Antibiotics and meat don’t mix


Antibiotics and meat don’t mix

Los Angeles Times: With its blunt warning that antibiotics in meat “pose a serious threat to public health,” the U.S. Food and Drug Administration has finally acknowledged what many scientists have been saying for a long time. For years, evidence has been mounting that extensive use of antibiotics in livestock, particularly to promote growth or prevent the spread of disease in crowded pens, has resulted in the development of drug-resistant bacteria.

The issue is not that the meat itself is infected or that consumers are ingesting antibiotics with their protein, but that the overuse of antibiotics is diminishing the efficacy of crucial medications needed for human use. Estimates are that 70,000 Americans each year die from infections that once could be treated with common medications. The European Union has banned the use of antibiotics in livestock except to treat illness, but similar efforts in the United States have stalled in Congress.

So when the FDA issued a “draft guidance” urging meat producers to employ antibiotics judiciously, asking them to voluntarily limit their use to instances of “medical necessity” or to administer them with the oversight of a veterinarian, it was a step forward. Sort of.

Think nicotine

The occasion can be likened to then-Surgeon General Luther Leonidas Terry formally declaring in 1964 that cigarette smoking was a serious health hazard. That too was an important step forward, and both public health officials and ordinary citizens took note — but tobacco companies spent the next three decades in denial.

The FDA’s action brings us into the 1960s, but the draft has no teeth and proposes no regulations that might become law. It doesn’t discourage the prophylactic use of antibiotics in livestock to prevent disease. It should have allowed the use of antibiotics only to treat animals that are already sick.
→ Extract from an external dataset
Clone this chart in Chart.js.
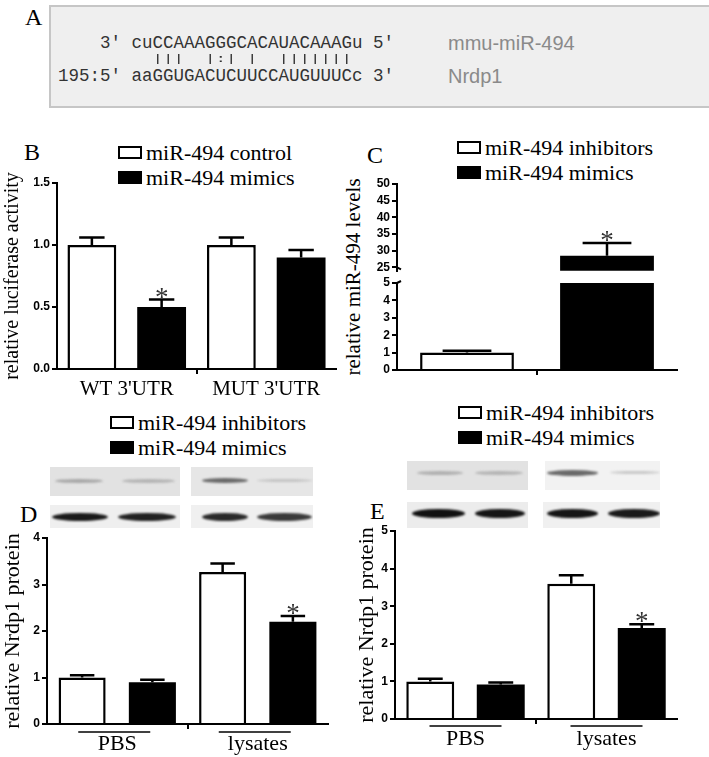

It is difficult to tell where all the stakeholders stand. The American Veterinary Medical Association vowed to work with the FDA. The pork industry questioned the science behind the draft and said that its farmers already use antibiotics judiciously. And the National Cattlemen’s Beef Association asserted that the causes behind drug-resistant infections are complex and solutions should also take into account human misuse of antibiotics.